** START **

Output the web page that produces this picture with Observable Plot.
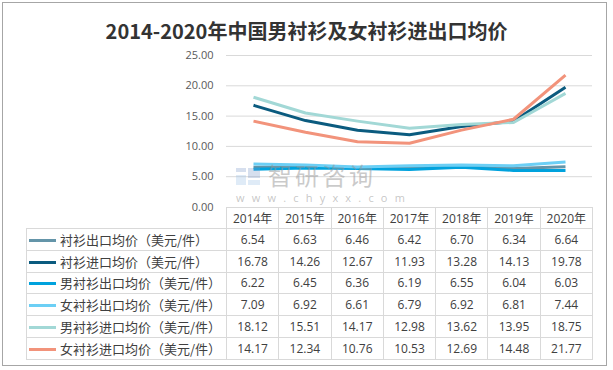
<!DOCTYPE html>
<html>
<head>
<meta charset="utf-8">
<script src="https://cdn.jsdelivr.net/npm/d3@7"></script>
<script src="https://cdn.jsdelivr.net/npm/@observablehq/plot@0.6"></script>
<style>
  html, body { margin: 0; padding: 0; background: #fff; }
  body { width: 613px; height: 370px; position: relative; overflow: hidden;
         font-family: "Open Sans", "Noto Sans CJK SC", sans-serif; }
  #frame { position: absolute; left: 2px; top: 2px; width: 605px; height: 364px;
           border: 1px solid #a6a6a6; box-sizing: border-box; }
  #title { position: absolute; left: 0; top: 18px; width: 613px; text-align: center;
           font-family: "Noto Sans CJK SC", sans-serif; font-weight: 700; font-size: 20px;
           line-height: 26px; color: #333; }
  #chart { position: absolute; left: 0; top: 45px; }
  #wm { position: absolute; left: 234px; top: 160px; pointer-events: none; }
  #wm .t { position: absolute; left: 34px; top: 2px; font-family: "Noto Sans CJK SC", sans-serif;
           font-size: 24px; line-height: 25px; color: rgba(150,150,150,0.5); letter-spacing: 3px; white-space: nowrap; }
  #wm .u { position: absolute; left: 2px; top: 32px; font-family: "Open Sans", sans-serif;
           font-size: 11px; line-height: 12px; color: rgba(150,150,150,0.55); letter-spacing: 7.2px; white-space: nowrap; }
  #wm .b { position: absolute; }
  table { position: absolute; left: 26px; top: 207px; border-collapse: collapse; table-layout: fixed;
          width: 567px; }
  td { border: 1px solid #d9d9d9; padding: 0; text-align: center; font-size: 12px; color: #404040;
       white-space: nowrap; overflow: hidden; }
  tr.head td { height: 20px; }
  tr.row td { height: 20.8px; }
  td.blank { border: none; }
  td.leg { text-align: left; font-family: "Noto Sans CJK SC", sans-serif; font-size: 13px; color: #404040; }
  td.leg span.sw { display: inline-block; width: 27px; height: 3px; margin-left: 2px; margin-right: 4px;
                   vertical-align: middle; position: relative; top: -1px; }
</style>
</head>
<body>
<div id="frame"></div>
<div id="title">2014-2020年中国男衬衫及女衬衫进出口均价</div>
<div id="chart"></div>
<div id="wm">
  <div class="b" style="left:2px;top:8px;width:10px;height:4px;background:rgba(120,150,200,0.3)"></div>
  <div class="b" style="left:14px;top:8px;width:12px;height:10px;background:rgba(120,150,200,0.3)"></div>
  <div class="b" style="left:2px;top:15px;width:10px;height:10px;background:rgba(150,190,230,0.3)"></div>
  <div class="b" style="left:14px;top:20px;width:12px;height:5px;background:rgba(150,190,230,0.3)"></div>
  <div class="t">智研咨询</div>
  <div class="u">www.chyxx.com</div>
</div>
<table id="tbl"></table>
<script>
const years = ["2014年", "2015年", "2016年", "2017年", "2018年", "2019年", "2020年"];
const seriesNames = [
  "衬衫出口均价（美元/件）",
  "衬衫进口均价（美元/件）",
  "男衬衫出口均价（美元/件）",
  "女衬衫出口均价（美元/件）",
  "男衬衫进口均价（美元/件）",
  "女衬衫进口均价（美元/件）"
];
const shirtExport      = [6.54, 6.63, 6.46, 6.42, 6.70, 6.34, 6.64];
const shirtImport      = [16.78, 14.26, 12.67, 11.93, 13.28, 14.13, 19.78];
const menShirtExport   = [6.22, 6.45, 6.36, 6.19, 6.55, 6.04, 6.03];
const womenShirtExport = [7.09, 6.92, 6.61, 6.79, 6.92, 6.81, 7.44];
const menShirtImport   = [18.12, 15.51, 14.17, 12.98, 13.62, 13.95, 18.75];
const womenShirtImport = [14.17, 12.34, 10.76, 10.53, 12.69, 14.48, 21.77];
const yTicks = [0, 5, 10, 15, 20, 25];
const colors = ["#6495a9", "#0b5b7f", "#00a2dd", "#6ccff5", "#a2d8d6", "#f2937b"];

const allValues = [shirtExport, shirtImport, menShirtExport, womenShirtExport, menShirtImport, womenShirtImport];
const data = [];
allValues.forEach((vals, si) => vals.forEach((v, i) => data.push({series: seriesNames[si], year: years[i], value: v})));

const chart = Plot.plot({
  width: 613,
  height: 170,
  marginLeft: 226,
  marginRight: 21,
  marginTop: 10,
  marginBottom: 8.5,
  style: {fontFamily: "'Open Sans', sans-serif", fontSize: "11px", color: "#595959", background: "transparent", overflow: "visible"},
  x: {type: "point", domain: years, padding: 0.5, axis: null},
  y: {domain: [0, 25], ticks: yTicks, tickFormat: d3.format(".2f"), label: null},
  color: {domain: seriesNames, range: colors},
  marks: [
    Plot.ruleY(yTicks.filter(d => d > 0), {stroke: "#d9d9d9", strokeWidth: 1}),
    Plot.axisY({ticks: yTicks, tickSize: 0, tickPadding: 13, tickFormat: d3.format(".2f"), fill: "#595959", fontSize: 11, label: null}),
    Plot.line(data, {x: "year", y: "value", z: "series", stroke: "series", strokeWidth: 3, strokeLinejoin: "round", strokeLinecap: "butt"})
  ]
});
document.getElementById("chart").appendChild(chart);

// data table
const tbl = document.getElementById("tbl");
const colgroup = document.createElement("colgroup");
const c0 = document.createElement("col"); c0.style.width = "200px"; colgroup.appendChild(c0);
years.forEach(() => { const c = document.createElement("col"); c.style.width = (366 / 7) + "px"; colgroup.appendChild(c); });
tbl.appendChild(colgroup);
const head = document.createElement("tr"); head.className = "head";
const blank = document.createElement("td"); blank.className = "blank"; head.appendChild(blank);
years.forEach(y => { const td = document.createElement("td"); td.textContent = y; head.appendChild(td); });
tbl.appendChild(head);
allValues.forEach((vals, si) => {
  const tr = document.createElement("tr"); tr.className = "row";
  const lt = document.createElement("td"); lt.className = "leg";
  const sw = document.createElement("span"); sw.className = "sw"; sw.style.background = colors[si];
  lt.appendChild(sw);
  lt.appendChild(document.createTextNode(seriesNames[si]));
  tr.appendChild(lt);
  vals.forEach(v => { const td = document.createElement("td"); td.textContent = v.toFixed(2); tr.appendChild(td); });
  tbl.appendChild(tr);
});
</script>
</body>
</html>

** END **

Problem
Transcribe the preceding listing in its entirety and with exact wording, leaving out pictures.

Exercise result
Output the web page that produces this picture with Observable Plot.
<!DOCTYPE html>
<html>
<head>
<meta charset="utf-8">
<script src="https://cdn.jsdelivr.net/npm/d3@7"></script>
<script src="https://cdn.jsdelivr.net/npm/@observablehq/plot@0.6"></script>
<style>
  html, body { margin: 0; padding: 0; background: #fff; }
  body { width: 613px; height: 370px; position: relative; overflow: hidden;
         font-family: "Open Sans", "Noto Sans CJK SC", sans-serif; }
  #frame { position: absolute; left: 2px; top: 2px; width: 605px; height: 364px;
           border: 1px solid #a6a6a6; box-sizing: border-box; }
  #title { position: absolute; left: 0; top: 18px; width: 613px; text-align: center;
           font-family: "Noto Sans CJK SC", sans-serif; font-weight: 700; font-size: 20px;
           line-height: 26px; color: #333; }
  #chart { position: absolute; left: 0; top: 45px; }
  #wm { position: absolute; left: 234px; top: 160px; pointer-events: none; }
  #wm .t { position: absolute; left: 34px; top: 2px; font-family: "Noto Sans CJK SC", sans-serif;
           font-size: 24px; line-height: 25px; color: rgba(150,150,150,0.5); letter-spacing: 3px; white-space: nowrap; }
  #wm .u { position: absolute; left: 2px; top: 32px; font-family: "Open Sans", sans-serif;
           font-size: 11px; line-height: 12px; color: rgba(150,150,150,0.55); letter-spacing: 7.2px; white-space: nowrap; }
  #wm .b { position: absolute; }
  table { position: absolute; left: 26px; top: 207px; border-collapse: collapse; table-layout: fixed;
          width: 567px; }
  td { border: 1px solid #d9d9d9; padding: 0; text-align: center; font-size: 12px; color: #404040;
       white-space: nowrap; overflow: hidden; }
  tr.head td { height: 20px; }
  tr.row td { height: 20.8px; }
  td.blank { border: none; }
  td.leg { text-align: left; font-family: "Noto Sans CJK SC", sans-serif; font-size: 13px; color: #404040; }
  td.leg span.sw { display: inline-block; width: 27px; height: 3px; margin-left: 2px; margin-right: 4px;
                   vertical-align: middle; position: relative; top: -1px; }
</style>
</head>
<body>
<div id="frame"></div>
<div id="title">2014-2020年中国男衬衫及女衬衫进出口均价</div>
<div id="chart"></div>
<div id="wm">
  <div class="b" style="left:2px;top:8px;width:10px;height:4px;background:rgba(120,150,200,0.3)"></div>
  <div class="b" style="left:14px;top:8px;width:12px;height:10px;background:rgba(120,150,200,0.3)"></div>
  <div class="b" style="left:2px;top:15px;width:10px;height:10px;background:rgba(150,190,230,0.3)"></div>
  <div class="b" style="left:14px;top:20px;width:12px;height:5px;background:rgba(150,190,230,0.3)"></div>
  <div class="t">智研咨询</div>
  <div class="u">www.chyxx.com</div>
</div>
<table id="tbl"></table>
<script>
const years = ["2014年", "2015年", "2016年", "2017年", "2018年", "2019年", "2020年"];
const seriesNames = [
  "衬衫出口均价（美元/件）",
  "衬衫进口均价（美元/件）",
  "男衬衫出口均价（美元/件）",
  "女衬衫出口均价（美元/件）",
  "男衬衫进口均价（美元/件）",
  "女衬衫进口均价（美元/件）"
];
const shirtExport      = [6.54, 6.63, 6.46, 6.42, 6.70, 6.34, 6.64];
const shirtImport      = [16.78, 14.26, 12.67, 11.93, 13.28, 14.13, 19.78];
const menShirtExport   = [6.22, 6.45, 6.36, 6.19, 6.55, 6.04, 6.03];
const womenShirtExport = [7.09, 6.92, 6.61, 6.79, 6.92, 6.81, 7.44];
const menShirtImport   = [18.12, 15.51, 14.17, 12.98, 13.62, 13.95, 18.75];
const womenShirtImport = [14.17, 12.34, 10.76, 10.53, 12.69, 14.48, 21.77];
const yTicks = [0, 5, 10, 15, 20, 25];
const colors = ["#6495a9", "#0b5b7f", "#00a2dd", "#6ccff5", "#a2d8d6", "#f2937b"];

const allValues = [shirtExport, shirtImport, menShirtExport, womenShirtExport, menShirtImport, womenShirtImport];
const data = [];
allValues.forEach((vals, si) => vals.forEach((v, i) => data.push({series: seriesNames[si], year: years[i], value: v})));

const chart = Plot.plot({
  width: 613,
  height: 170,
  marginLeft: 226,
  marginRight: 21,
  marginTop: 10,
  marginBottom: 8.5,
  style: {fontFamily: "'Open Sans', sans-serif", fontSize: "11px", color: "#595959", background: "transparent", overflow: "visible"},
  x: {type: "point", domain: years, padding: 0.5, axis: null},
  y: {domain: [0, 25], ticks: yTicks, tickFormat: d3.format(".2f"), label: null},
  color: {domain: seriesNames, range: colors},
  marks: [
    Plot.ruleY(yTicks.filter(d => d > 0), {stroke: "#d9d9d9", strokeWidth: 1}),
    Plot.axisY({ticks: yTicks, tickSize: 0, tickPadding: 13, tickFormat: d3.format(".2f"), fill: "#595959", fontSize: 11, label: null}),
    Plot.line(data, {x: "year", y: "value", z: "series", stroke: "series", strokeWidth: 3, strokeLinejoin: "round", strokeLinecap: "butt"})
  ]
});
document.getElementById("chart").appendChild(chart);

// data table
const tbl = document.getElementById("tbl");
const colgroup = document.createElement("colgroup");
const c0 = document.createElement("col"); c0.style.width = "200px"; colgroup.appendChild(c0);
years.forEach(() => { const c = document.createElement("col"); c.style.width = (366 / 7) + "px"; colgroup.appendChild(c); });
tbl.appendChild(colgroup);
const head = document.createElement("tr"); head.className = "head";
const blank = document.createElement("td"); blank.className = "blank"; head.appendChild(blank);
years.forEach(y => { const td = document.createElement("td"); td.textContent = y; head.appendChild(td); });
tbl.appendChild(head);
allValues.forEach((vals, si) => {
  const tr = document.createElement("tr"); tr.className = "row";
  const lt = document.createElement("td"); lt.className = "leg";
  const sw = document.createElement("span"); sw.className = "sw"; sw.style.background = colors[si];
  lt.appendChild(sw);
  lt.appendChild(document.createTextNode(seriesNames[si]));
  tr.appendChild(lt);
  vals.forEach(v => { const td = document.createElement("td"); td.textContent = v.toFixed(2); tr.appendChild(td); });
  tbl.appendChild(tr);
});
</script>
</body>
</html>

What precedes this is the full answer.